• **Objective**:
Leave out all pictures. Return exactly the lines from the top of the material through the line containing "minimum width=210pt] (box4)".

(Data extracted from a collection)
==*==

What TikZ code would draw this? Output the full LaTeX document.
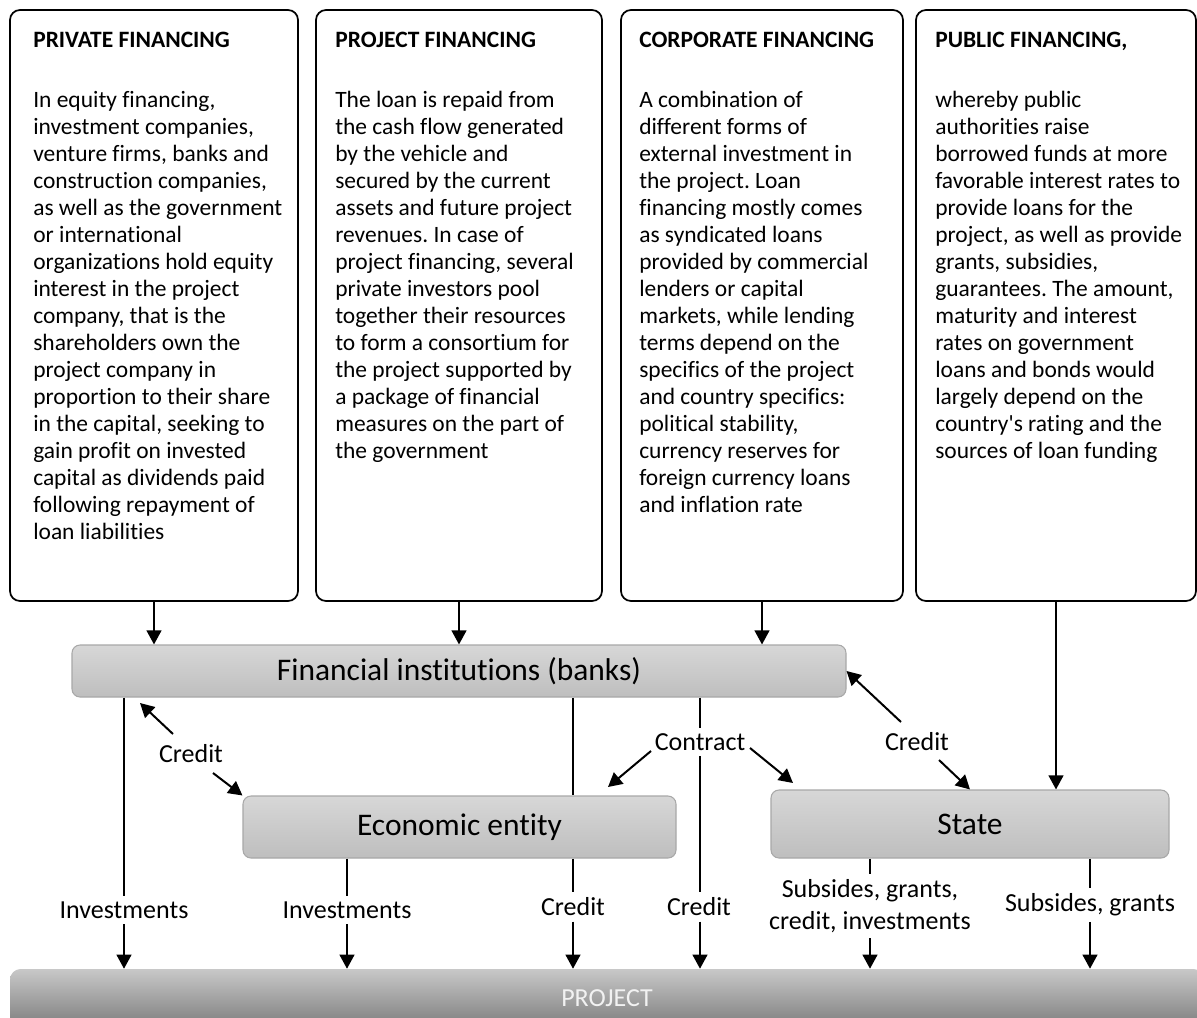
\documentclass[tikz,border=0pt]{standalone}
\usepackage{fontspec}
\setmainfont{Carlito}[Ligatures={NoCommon}]
\newfontfamily\plainap{Carlito}[Ligatures={NoCommon}]
\frenchspacing
\usetikzlibrary{arrows.meta,calc}
\definecolor{gtop}{HTML}{D7D7D7}
\definecolor{gbot}{HTML}{BEBEBE}
\definecolor{gedge}{HTML}{A8A8A8}
\definecolor{ptop}{HTML}{C8C8C8}
\definecolor{pbot}{HTML}{7A7A7A}
\definecolor{ptext}{HTML}{F2F2F2}
\tikzset{
  txtbox/.style={draw, line width=1.3pt, rounded corners=7.5pt, minimum height=443.25pt, inner sep=0pt},
  graybox/.style={draw=gedge, line width=0.8pt, rounded corners=6pt, top color=gtop, bottom color=gbot, font=\fontsize{23.6}{28}\selectfont, inner sep=0pt},
  titletxt/.style={anchor=base west, inner sep=0pt, font=\bfseries\fontsize{17.6}{20.25}\selectfont},
  bodytxt/.style={anchor=base west, inner sep=0pt, font=\fontsize{17.6}{20.25}\selectfont},
  lbl/.style={font=\fontsize{19.5}{24}\selectfont, inner sep=4pt, align=center},
  arr/.style={line width=1.5pt, -{Triangle[length=10.5pt,width=11pt]}},
  ln/.style={line width=1.5pt}
}
\begin{document}
\begin{tikzpicture}[x=0.75pt,y=-0.75pt]
\useasboundingbox (0,0) rectangle (1197,1018);
\clip (0,0) rectangle (1197,1018);

% top text boxes
\node[txtbox, minimum width=216pt] (box1) at (154,305.5) {};
\node[txtbox, minimum width=214.5pt] (box2) at (459,305.5) {};
\node[txtbox, minimum width=211.5pt] (box3) at (762,305.5) {};
\node[txtbox, minimum width=210pt] (box4) at (1056,305.5) {};

\node[titletxt] (t1) at (33,47) {PRIVATE FINANCING};
\node[titletxt] (t2) at (335,47) {PROJECT FINANCING};
\node[titletxt] (t3) at (639,47) {CORPORATE FINANCING};
\node[titletxt] (t4) at (935,47) {PUBLIC FINANCING,};

\node[bodytxt] (b1) at (33,107) {\parbox[t]{230pt}{\raggedright\frenchspacing
In equity financing,\\
investment companies,\\
venture firms, banks and\\
construction companies,\\
as well as the government\\
or international\\
organizations hold equity\\
interest in the project\\
company, that is the\\
shareholders own the\\
project company in\\
proportion to their share\\
in the capital, seeking to\\
gain profit on invested\\
capital as dividends paid\\
following repayment of\\
loan liabilities}};

\node[bodytxt] (b2) at (335,107) {\parbox[t]{230pt}{\raggedright\frenchspacing
The loan is repaid from\\
the cash flow generated\\
by the vehicle and\\
secured by the current\\
assets and future project\\
revenues. In case of\\
project financing, several\\
private investors pool\\
together their resources\\
to form a consortium for\\
the project supported by\\
a package of financial\\
measures on the part of\\
the government}};

\node[bodytxt] (b3) at (639,107) {\parbox[t]{230pt}{\raggedright\frenchspacing
A combination of\\
different forms of\\
external investment in\\
the project. Loan\\
financing mostly comes\\
as syndicated loans\\
provided by commercial\\
lenders or capital\\
markets, while lending\\
terms depend on the\\
specifics of the project\\
and country specifics:\\
political stability,\\
currency reserves for\\
foreign currency loans\\
and inflation rate}};

\node[bodytxt] (b4) at (935,107) {\parbox[t]{230pt}{\raggedright\frenchspacing
whereby public\\
authorities raise\\
borrowed funds at more\\
favorable interest rates to\\
provide loans for the\\
project, as well as provide\\
grants, subsidies,\\
guarantees. The amount,\\
maturity and interest\\
rates on government\\
loans and bonds would\\
largely depend on the\\
country{\plainap '}s rating and the\\
sources of loan funding}};

% gray boxes
\node[graybox, minimum width=580.5pt, minimum height=39pt] (fi) at (459,671) {Financial institutions (banks)};
\node[graybox, minimum width=324.75pt, minimum height=46.5pt] (ee) at (459.5,827) {Economic entity};
\node[graybox, minimum width=298.5pt, minimum height=51pt] (st) at (970,824) {State};
\node[rounded corners=8pt, top color=ptop, bottom color=pbot, minimum width=895.5pt, minimum height=45.75pt, inner sep=0pt] (proj) at (607,999.5) {};
\node[text=ptext, font=\fontsize{19.5}{24}\selectfont, inner sep=0pt] (projtxt) at (607,998) {PROJECT};

% arrows from the text boxes
\draw[arr] (box1.south) -- (box1.south |- fi.north);
\draw[arr] (box2.south) -- (box2.south |- fi.north);
\draw[arr] (box3.south) -- (box3.south |- fi.north);
\draw[arr] (box4.south) -- (box4.south |- st.north);

% labels
\node[lbl] (creditL) at (191,754) {Credit};
\node[lbl] (contract) at (700,742) {Contract};
\node[lbl] (creditR) at (917,742) {Credit};
\node[lbl] (inv1) at (124,910) {Investments};
\node[lbl] (inv2) at (347,910) {Investments};
\node[lbl] (cr1) at (573,907) {Credit};
\node[lbl] (cr2) at (699,907) {Credit};
\node[lbl] (sub1) at (870,906) {Subsides, grants,\\credit, investments};
\node[lbl] (sub2) at (1090,905) {Subsides, grants};

% diagonal arrows
\coordinate (cl1) at (173,734);
\coordinate (cl2) at (213,773);
\coordinate (fitip) at (140,703);
\coordinate (ct1) at (651,751);
\coordinate (ct2) at (750,748);
\coordinate (eetip) at (608,787);
\coordinate (sttip) at (793,783);
\coordinate (crs1) at (901,722);
\coordinate (crs2) at (939,760);

\draw[arr] (cl1) -- (fitip);
\draw[arr] (cl2) -- (ee.north west);
\draw[arr] (ct1) -- (eetip);
\draw[arr] (ct2) -- (sttip);
\draw[arr] (crs1) -- (fi.east);
\draw[arr] (crs2) -- (st.north);

% vertical flows to project
\draw[ln] (fi.south -| inv1) -- (inv1.north);
\draw[arr] (inv1.south) -- (inv1.south |- proj.north);
\draw[ln] (ee.south -| inv2) -- (inv2.north);
\draw[arr] (inv2.south) -- (inv2.south |- proj.north);
\draw[ln] (fi.south -| cr1) -- (ee.north -| cr1);
\draw[ln] (ee.south -| cr1) -- (cr1.north);
\draw[arr] (cr1.south) -- (cr1.south |- proj.north);
\draw[ln] (fi.south -| contract) -- (contract.north);
\draw[ln] (contract.south) -- (cr2.north -| contract);
\draw[arr] (cr2.south -| contract) -- (proj.north -| contract);
\draw[ln] (st.south -| sub1) -- (sub1.north);
\draw[arr] (sub1.south) -- (sub1.south |- proj.north);
\draw[ln] (st.south -| sub2) -- (sub2.north);
\draw[arr] (sub2.south) -- (sub2.south |- proj.north);
\end{tikzpicture}
\end{document}
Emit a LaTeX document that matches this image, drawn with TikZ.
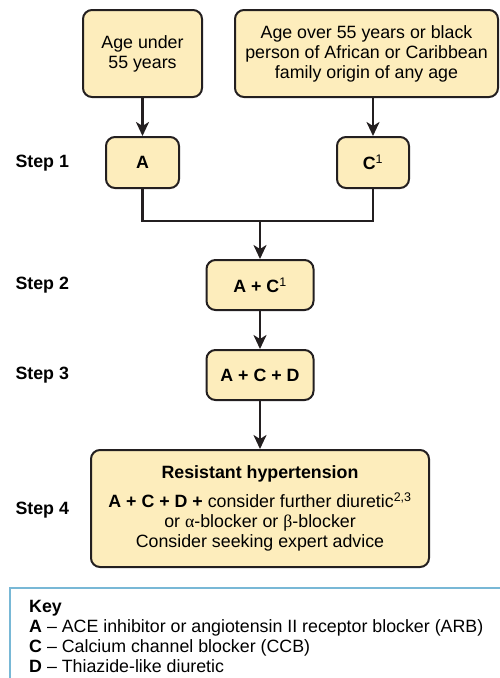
\documentclass[tikz,border=0pt]{standalone}
\usepackage{fontspec}
\setmainfont{Liberation Sans}
\newfontfamily\greekfont{Liberation Serif}
\usetikzlibrary{arrows.meta}
\definecolor{boxfill}{RGB}{253,237,188}
\definecolor{linecol}{RGB}{35,31,32}
\definecolor{keyblue}{RGB}{120,184,214}

\begin{document}
\begin{tikzpicture}[x=1pt,y=-1pt,
  font=\fontsize{17.8}{20}\selectfont,
  box/.style={draw=linecol,line width=2pt,fill=boxfill,rounded corners=9pt,align=center,inner sep=0pt},
  drugbox/.style={box,font=\fontsize{17.8}{20}\selectfont\bfseries},
  steplbl/.style={anchor=west,font=\fontsize{17.8}{20}\selectfont\bfseries},
  arr/.style={draw=linecol,line width=2.5pt,-{Stealth[length=14pt,width=13pt,inset=4pt]}},
  conn/.style={draw=linecol,line width=2.5pt}]
\useasboundingbox (0,0) rectangle (500,678);
% start boxes
\node[box,minimum width=119pt,minimum height=87pt] (young) at (142.5,53.5) {Age under\\55 years};
\node[box,minimum width=263pt,minimum height=87pt] (old) at (366.5,53.5) {Age over 55 years or black\\person of African or Caribbean\\family origin of any age};
% steps
\node[drugbox,minimum width=73pt,minimum height=51pt] (a) at (142.5,162.5) {A};
\node[drugbox,minimum width=72pt,minimum height=51pt] (c) at (373,162.5) {C\textsuperscript{\mdseries 1}};
\node[drugbox,minimum width=107pt,minimum height=50pt] (ac) at (260,285) {A + C\textsuperscript{\mdseries 1}};
\node[drugbox,minimum width=107pt,minimum height=50pt] (acd) at (260,375) {A + C + D};
\node[box,minimum width=338pt,minimum height=117pt] (resist) at (260,508.5) {\textbf{Resistant hypertension}\\[9pt]
  \textbf{A + C + D +} consider further diuretic\textsuperscript{2,3}\\
  or {\greekfont α}-blocker or {\greekfont β}-blocker\\
  Consider seeking expert advice};
\node[steplbl] (s1) at (12,163) {Step 1};
\node[steplbl] (s2) at (12,285) {Step 2};
\node[steplbl] (s3) at (12,375) {Step 3};
\node[steplbl] (s4) at (12,510) {Step 4};
% arrows
\coordinate (join) at (260,221);
\draw[arr] (young) -- (a);
\draw[arr] (c |- old.south) -- (c);
\draw[conn,line join=miter] (a.south) -- (a.south |- join) -- (c.south |- join) -- (c.south);
\draw[arr] (join) -- (ac);
\draw[arr] (ac) -- (acd);
\draw[arr] (acd) -- (resist);
% key
\draw[keyblue,line width=1.2pt] (500,588) -- (10,588) -- (10,678);
\node[anchor=north west,align=left,inner sep=0pt] (key) at (29,600.5) {\textbf{Key}\\
  \textbf{A} -- ACE inhibitor or angiotensin II receptor blocker (ARB)\\
  \textbf{C} -- Calcium channel blocker (CCB)\\
  \textbf{D} -- Thiazide-like diuretic};
\end{tikzpicture}
\end{document}
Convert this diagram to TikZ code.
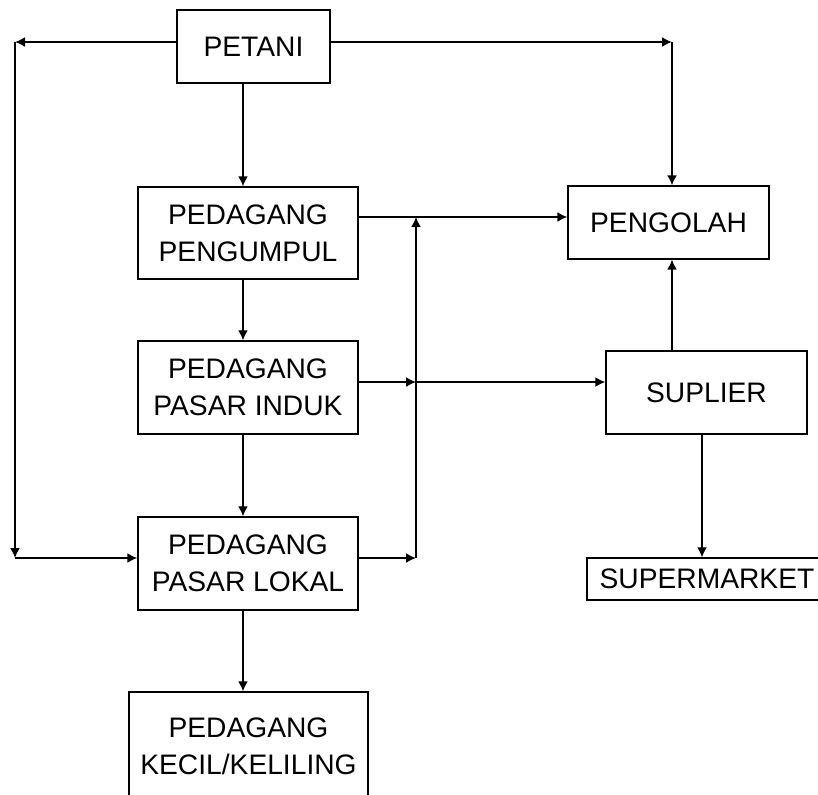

==*==

• **Output of the task**:
What TikZ code would draw this? Output the full LaTeX document.
\documentclass[tikz,border=0pt]{standalone}
\usepackage{fontspec}
\setmainfont{Carlito}[Ligatures={NoCommon}]
\newfontfamily\plainap{Carlito}[Ligatures={NoCommon}]
\frenchspacing
\usetikzlibrary{arrows.meta,calc}
\definecolor{gtop}{HTML}{D7D7D7}
\definecolor{gbot}{HTML}{BEBEBE}
\definecolor{gedge}{HTML}{A8A8A8}
\definecolor{ptop}{HTML}{C8C8C8}
\definecolor{pbot}{HTML}{7A7A7A}
\definecolor{ptext}{HTML}{F2F2F2}
\tikzset{
  txtbox/.style={draw, line width=1.3pt, rounded corners=7.5pt, minimum height=443.25pt, inner sep=0pt},
  graybox/.style={draw=gedge, line width=0.8pt, rounded corners=6pt, top color=gtop, bottom color=gbot, font=\fontsize{23.6}{28}\selectfont, inner sep=0pt},
  titletxt/.style={anchor=base west, inner sep=0pt, font=\bfseries\fontsize{17.6}{20.25}\selectfont},
  bodytxt/.style={anchor=base west, inner sep=0pt, font=\fontsize{17.6}{20.25}\selectfont},
  lbl/.style={font=\fontsize{19.5}{24}\selectfont, inner sep=4pt, align=center},
  arr/.style={line width=1.5pt, -{Triangle[length=10.5pt,width=11pt]}},
  ln/.style={line width=1.5pt}
}
\begin{document}
\begin{tikzpicture}[x=0.75pt,y=-0.75pt]
\useasboundingbox (0,0) rectangle (1197,1018);
\clip (0,0) rectangle (1197,1018);

% top text boxes
\node[txtbox, minimum width=216pt] (box1) at (154,305.5) {};
\node[txtbox, minimum width=214.5pt] (box2) at (459,305.5) {};
\node[txtbox, minimum width=211.5pt] (box3) at (762,305.5) {};
\node[txtbox, minimum width=210pt] (box4) at (1056,305.5) {};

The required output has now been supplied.